© Jeremie Bernaert

En ces temps de fermeture des salles, la rédaction de Zone Critique a le privilège d’assister à huis-clos aux représentations du festival Impatience, qui nous fait rencontrer les nouvelles voix du théâtre émergent. Aujourd’hui c’est au tour de The Jewish Hour : satire médiatico-politique sous forme de talk-show dopé à la fierté juive, le spectacle de Yuval Rozman détonne par son humour décapant et la férocité de ses propositions.

The Jewish Hour nous entraîne immédiatement dans un tourbillon médiatique sans temps mort.

Sur un plateau de radio aux couleurs bleue et blanche du drapeau israélien, Stéphanie Aflalo et son frère Kevin (Romain Crivellari) à la régie accueillent le public pour le premier épisode d’une nouvelle émission francophone consacrée à la célébration de l’identité juive, The Jewish Hour. Classe et souriante derrière son micro, la présentatrice à la voix suave donne le ton de cette émission pas comme les autres, en déroulant son sommaire éclectique : invités exceptionnels,chansons, infos, parasha de la semaine (lecture commentée d’un extrait de la Torah – ici agrémentée de jolies photos des paysages de Judée façon PowerPoint), et discussion sur l’antisémitisme en France sont au programme. Le tout bien entendu entrecoupé d’appel aux dons des auditeurs afin d’aider à financer la production de l’émission. The Jewish Hour nous entraîne immédiatement dans un tourbillon médiatique sans temps mort, au ton délicieusement ironique et pince-sans-rire, politiquement pas très correct, et c’est drôle, très drôle.

© Jeremie Bernaert

Sur le plateau, trois invités (tous joués de manière hilarante par Gaël Sall) se succèdent au micro de Stéphanie Aflalo : un rabbin, un gymnaste ukrainien dont on ne pipe pas un mot, et, surtout, le plus attendu des trois, le philosophe Bernard-Henri Lévy, en panoplie complète veste de costume, chemise blanche et perruque du plus bel effet. Venu présenter la traduction de son ouvrage L’Esprit du judaïsme en hébreu, l’écrivain enchaîne pitreries sur pitreries, ne répond pas aux questions, joue avec les nerfs de la journaliste en lui lançant des quartiers de mandarine au visage, est parfois à la limite du harcèlement sexuel et pique une crise lorsqu’elle veut résumer son livre (« le livre qui donne la pêche d’être juif !»), plongeant progressivement l’émission dans le chaos.
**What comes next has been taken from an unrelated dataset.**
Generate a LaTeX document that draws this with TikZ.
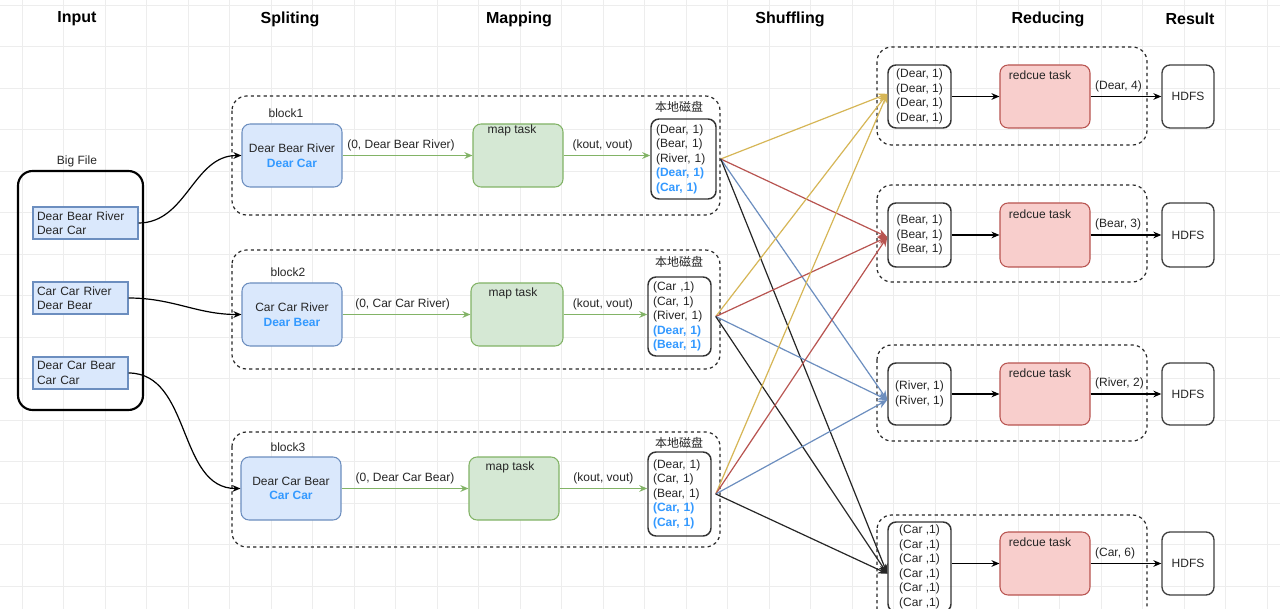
\documentclass[tikz,border=0pt]{standalone}
\usepackage{fontspec}
\setmainfont{Liberation Sans}
\newfontfamily\cjk{Noto Sans CJK SC}
\usetikzlibrary{arrows.meta}

\definecolor{bluefill}{HTML}{DAE8FC}
\definecolor{bluebd}{HTML}{6C8EBF}
\definecolor{greenfill}{HTML}{D5E8D4}
\definecolor{greenbd}{HTML}{82B366}
\definecolor{redfill}{HTML}{F8CECC}
\definecolor{redbd}{HTML}{B85450}
\definecolor{yellowbd}{HTML}{D6B656}
\definecolor{hlblue}{HTML}{3399FF}
\definecolor{gridc}{HTML}{EDEDED}

\newcommand{\hl}[1]{\textcolor{hlblue}{\bfseries #1}}

\tikzset{
  txt/.style={font=\fontsize{9}{10.9}\selectfont, text=black!85, inner sep=0pt},
  title/.style={font=\fontsize{12}{14}\selectfont\bfseries, inner sep=0pt},
  lbl/.style={txt, inner sep=3pt},
  gridline/.style={draw=gridc, line width=0.5pt},
  bigfile/.style={draw=black, line width=1.6pt, rounded corners=11pt, minimum width=93.75pt, minimum height=179.25pt},
  linebox/.style={txt, draw=bluebd, fill=bluefill, line width=0.8pt, inner xsep=3pt, minimum height=24pt, align=left},
  splitbox/.style={txt, draw=bluebd, fill=bluefill, line width=0.8pt, rounded corners=6pt, minimum width=75pt, minimum height=47.25pt, align=center},
  mapbox/.style={draw=greenbd, fill=greenfill, line width=0.8pt, rounded corners=6pt, minimum width=67.5pt, minimum height=47.25pt},
  diskbox/.style={txt, draw=black!80, line width=1.1pt, rounded corners=6pt, inner xsep=3.75pt, minimum height=60pt, align=left},
  kvbox/.style={txt, draw=black!80, line width=1.1pt, rounded corners=6pt, minimum width=47.25pt, minimum height=47.25pt, align=center},
  redbox/.style={draw=redbd, fill=redfill, line width=0.8pt, rounded corners=6pt, minimum width=67.5pt, minimum height=47.25pt},
  hdfsbox/.style={txt, draw=black!75, line width=1pt, rounded corners=6pt, minimum width=39pt, minimum height=47.25pt},
  dashbox/.style={draw=black!85, line width=0.9pt, dash pattern=on 2.4pt off 2.4pt, rounded corners=11pt},
  garrow/.style={draw=greenbd, line width=0.9pt, -{Stealth[length=6pt,width=5pt]}},
  barrow/.style={draw=black, line width=0.9pt, -{Stealth[length=6pt,width=5pt]}},
  shuf/.style={line width=0.9pt, -{Stealth[length=7pt,width=6pt]}}
}

\begin{document}
\begin{tikzpicture}[x=0.75pt,y=0.75pt,yscale=-1]
\useasboundingbox (0,0) rectangle (1280,609);
\clip (0,0) rectangle (1280,609);
\fill[white] (0,0) rectangle (1280,609);

% Grid
\foreach \gx in {22,63.5,...,1280} \draw[gridline] (\gx,0) -- (\gx,609);
\foreach \gy in {5,46.5,...,609} \draw[gridline] (0,\gy) -- (1280,\gy);

% Text Node
\node[title] (tInput) at (77,19) {Input};
\node[title] (tSplit) at (290,19) {Spliting};
\node[title] (tMap) at (519,19) {Mapping};
\node[title] (tShuf) at (790,19) {Shuffling};
\node[title] (tRed) at (1048,19) {Reducing};
\node[title] (tRes) at (1190,19) {Result};

%Big File
\node[txt] (bigl) at (77,161) {Big File};
\node[bigfile] (big) at (80.5,290.5) {};
\node[linebox, text width=72.75pt] (in1) at (85.5,223) {Dear Bear River\\Dear Car};
\node[linebox, text width=65.25pt] (in2) at (80.5,298) {Car Car River\\Dear Bear};
\node[linebox, text width=65.25pt] (in3) at (80.5,373) {Dear Car Bear\\Car Car};

%Blocks
\draw[dashbox] (232,96) rectangle (720,215);
\draw[dashbox] (232,250) rectangle (720,369);
\draw[dashbox] (232,432) rectangle (720,547);

\node[txt] (b1) at (286,113) {block1};
\node[txt] (b2) at (288,272) {block2};
\node[txt] (b3) at (288,447) {block3};

\node[splitbox] (sp1) at (292,155.5) {Dear Bear River\\\hl{Dear Car}};
\node[splitbox] (sp2) at (292,314.5) {Car Car River\\\hl{Dear Bear}};
\node[splitbox] (sp3) at (291,488.5) {Dear Car Bear\\\hl{Car Car}};

\node[mapbox] (mp1) at (518,155.5) {};
\node[mapbox, minimum width=69pt] (mp2) at (517,314.5) {};
\node[mapbox] (mp3) at (514,488.5) {};
\node[txt] (ml1) at (512,130) {map task};
\node[txt] (ml2) at (513,293) {map task};
\node[txt] (ml3) at (510,467) {map task};

\node[txt] (dl1) at (679,107) {\cjk 本地磁盘};
\node[txt] (dl2) at (679,262) {\cjk 本地磁盘};
\node[txt] (dl3) at (679,443) {\cjk 本地磁盘};
\node[diskbox, text width=41.25pt] (dk1) at (683.5,159) {(Dear, 1)\\(Bear, 1)\\(River, 1)\\\hl{(Dear, 1)}\\\hl{(Car, 1)}};
\node[diskbox, text width=39.75pt, minimum height=59.25pt] (dk2) at (679.5,316.5) {(Car ,1)\\(Car, 1)\\(River, 1)\\\hl{(Dear, 1)}\\\hl{(Bear, 1)}};
\node[diskbox, text width=39.75pt, minimum height=63pt] (dk3) at (679.5,494) {(Dear, 1)\\(Car, 1)\\(Bear, 1)\\\hl{(Car, 1)}\\\hl{(Car, 1)}};

%Input arrows
\draw[barrow] (in1.east) to[out=0,in=180] (sp1.west);
\draw[barrow] (in2.east) to[out=0,in=180] (sp2.west);
\draw[barrow] (in3.east) to[out=0,in=180] (sp3.west);

%Map arrows
\draw[garrow] (sp1) -- node[lbl, pos=0.45, above]{(0, Dear Bear River)} (mp1);
\draw[garrow] (sp2) -- node[lbl, pos=0.47, above]{(0, Car Car River)} (mp2);
\draw[garrow] (sp3) -- node[lbl, pos=0.5, above]{(0, Dear Car Bear)} (mp3);
\draw[garrow] (mp1.east) -- node[lbl, pos=0.45, above]{(kout, vout)} (mp1.east -| dk1.west);
\draw[garrow] (mp2.east) -- node[lbl, pos=0.47, above]{(kout, vout)} (mp2.east -| dk2.west);
\draw[garrow] (mp3.east) -- node[lbl, pos=0.5, above]{(kout, vout)} (mp3.east -| dk3.west);

%Reducers
\draw[dashbox] (877,47) rectangle (1147,145);
\draw[dashbox] (877,185) rectangle (1147,282);
\draw[dashbox] (877,345) rectangle (1147,441);
\draw[dashbox] (877,515) rectangle (1147,625);

\node[kvbox] (rv1) at (919.5,96.5) {(Dear, 1)\\(Dear, 1)\\(Dear, 1)\\(Dear, 1)};
\node[kvbox, minimum height=48pt] (rv2) at (919.5,235) {(Bear, 1)\\(Bear, 1)\\(Bear, 1)};
\node[kvbox, minimum height=46.5pt] (rv3) at (919.5,394) {(River, 1)\\(River, 1)};
\node[kvbox, minimum height=67.5pt] (rv4) at (919.5,567) {(Car ,1)\\(Car ,1)\\(Car ,1)\\(Car ,1)\\(Car ,1)\\(Car ,1)};

\node[redbox] (rt1) at (1045,96.5) {};
\node[redbox, minimum height=48pt] (rt2) at (1045,235) {};
\node[redbox, minimum height=46.5pt] (rt3) at (1045,394) {};
\node[redbox] (rt4) at (1045,563.5) {};
\node[txt] (rl1) at (1040,75) {redcue task};
\node[txt] (rl2) at (1040,214) {redcue task};
\node[txt] (rl3) at (1040,373) {redcue task};
\node[txt] (rl4) at (1040,542) {redcue task};

\node[hdfsbox] (hd1) at (1188,96.5) {HDFS};
\node[hdfsbox, minimum height=48pt] (hd2) at (1188,235) {HDFS};
\node[hdfsbox, minimum height=46.5pt] (hd3) at (1188,394) {HDFS};
\node[hdfsbox] (hd4) at (1188,563.5) {HDFS};

\draw[barrow] (rv1) -- (rt1);
\draw[barrow] (rv2) -- (rt2);
\draw[barrow] (rv3) -- (rt3);
\draw[barrow] (rv4.east |- rt4.west) -- (rt4);
\draw[barrow] (rt1) -- node[lbl, pos=0, anchor=south west]{(Dear, 4)} (hd1);
\draw[barrow] (rt2) -- node[lbl, pos=0, anchor=south west]{(Bear, 3)} (hd2);
\draw[barrow] (rt3) -- node[lbl, pos=0, anchor=south west]{(River, 2)} (hd3);
\draw[barrow] (rt4) -- node[lbl, pos=0, anchor=south west]{(Car, 6)} (hd4);

%Shuffle lines
\foreach \s in {1,2,3} {
  \draw[shuf, yellowbd] ([xshift=3pt]dk\s.east) -- ([yshift=-2pt]rv1.west);
  \draw[shuf, redbd] ([xshift=3pt]dk\s.east) -- ([yshift=1.5pt]rv2.west);
  \draw[shuf, bluebd] ([xshift=3pt]dk\s.east) -- ([yshift=4.5pt]rv3.west);
  \draw[shuf, black!85] ([xshift=3pt]dk\s.east) -- ([yshift=5pt]rv4.west);
}

\end{tikzpicture}
\end{document}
Difficile dans ces conditions d’aborder la douloureuse question de l’antisémitisme latent en France, d’autant plus quand BHL se lance au contraire dans un réquisitoire contre le nationalisme de l’Etat d’Israël. Les sujets graves sont là, bien présents, et infiltrent l’émission, malgré l’imperturbabilité de Stéphanie Aflalo lorsqu’elle annonce au flash info, juste après l’incroyable proportion de Juifs parmi les Prix Nobel de l’année, les tirs de roquettes de Gaza et les représailles de l’armée israélienne. Si le rire désamorce la gêne et la tension pendant une bonne moitié de la pièce, il ne survit pas à un événement soudain qui provoque une rupture radicale de ton.

Si le rire désamorce la gêne et la tension pendant une bonne moitié de la pièce, les sujets graves sont bien présents.

Du comique mordant, le spectacle bascule alors dans le malaise : la violence plonge la scène dans le noir, l’esprit du judaïsme lui-même s’adresse à nous très crûment et sans aucun filtre depuis l’écran de télé, les rideaux bleus tombent, et l’illusion du joyeux talk-show avec eux. Derrière, sous une grande étoile de David en néons clignotants, les trois acteurs devenus musiciens déversent toute leur énergie et leur rage dans un morceau survolté, avant de conclure par un magnifique chant en hébreu.

Même sans maîtriser complètement les enjeux, ni bien connaître tous les éléments de la culture juive auxquels il est fait référence, la pièce impeccablement écrite et interprétée nous captive et nous tient concernés. Depuis son humour acide et irrésistible jusqu’à son final explosif, The Jewish Hour de Yuval Rozman fait rire, interroge les contradictions du judaïsme au XXIème siècle, s’attaque aux clichés avec férocité, et ne laisse décidément pas indifférent.

The Jewish Hour se jouera (normalement…) au Théâtre Monfort du 19 au 27 mars 2021.